- Born: Brendan James Galvin October 20, 1938
- Died: August 17, 2023 (aged 84)
- Occupation: Poet
- Spouse: Ellen

= Brendan Galvin =

American poet (1938–2023)

Brendan James Galvin (October 20, 1938 – August 17, 2023) was an American poet. His book, Habitat: New and Selected Poems 1965–2005, was a finalist for the 2005 National Book Award.

==Life==
During forty years of college teaching, he served as Wyndham Robertson Visiting Writer in Residence in the MA program at Hollins University, Coal Royalty Distinguished Writer in Residence in the MFA program at the University of Alabama, Tuscaloosa, and Whichard chair in the Humanities at East Carolina University. His translation of Sophocles’ Women of Trachis appeared in the Penn Greek Drama Series in 1998.

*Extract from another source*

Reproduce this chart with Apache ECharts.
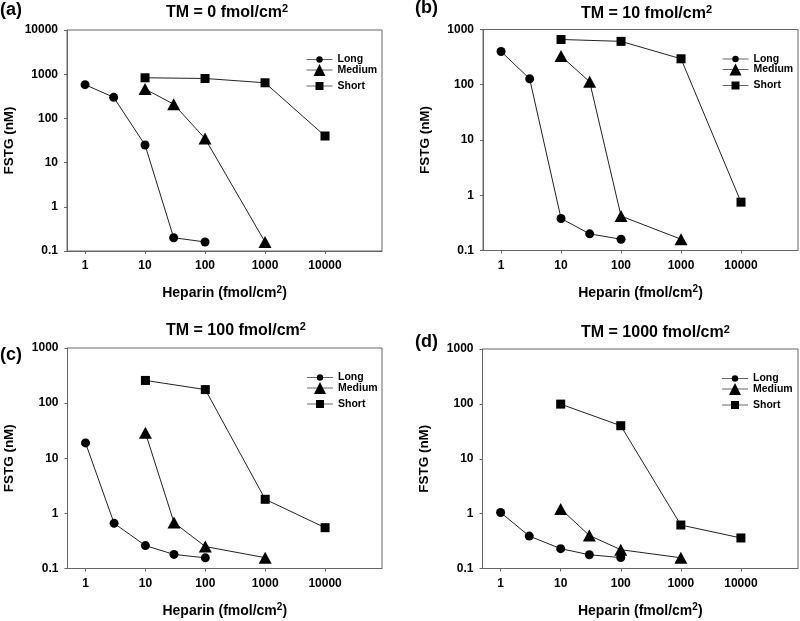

He lived with his wife, Ellen, in Truro, Massachusetts, and died at 84 after suffering a heart attack in 2023.

==Awards==
His narrative poem Hotel Malabar, winner of the 1997 Iowa Poetry Prize (University of Iowa Press, 1998). His awards include a Guggenheim Fellowship, two NEA fellowships, the Sotheby Prize of the Arvon Foundation (England), and Poetry’s Levinson Prize, the OB Hardison Jr. Poetry Prize from the Folger Shakespeare Library, and the Charity Randall Citation from the International Poetry Forum.

==Works==
- "Ars Poetica: The Foxes" (2010)
- "Horse of Chernobyl, Horse of Lascaux" (2007)
- "The Mice" (2007)
- "ROY OLAFSEN, CAPE COD CRAFTSPERSON, TELLS ALL" (2007)
- "Oyster Money (Winter 2006-7)"
- "Carolina Déjá Vu" (2005)
- "Reading My Poems of Forty Years Ago; Furnishing Heaven; Yellow Shoe Poet"
- "Rural Mailbox" (1984)
- "Beachplums" (1984)
- "Midden"
- "The March Observances"

===Books===
- Ocean Effects, Louisiana State University Press, 2007
- The Strength of a Named Thing, Louisiana State University Press
- Sky and Island Light, Louisiana State University Press
- "Place keepers" (2003)
- Galvin, Brendan (2005). "Habitat: New and Selected Poems 1965-2005"

==Reviews==
Galvin is a poet who has published much but not too much; that is, many of the poems here are as fresh and powerful as the poems in such strong earlier collections as Atlantic Flyway, Seals in the Inner Harbor, and Winter Oysters. While Galvin continues to work the same material, he manages to make it new.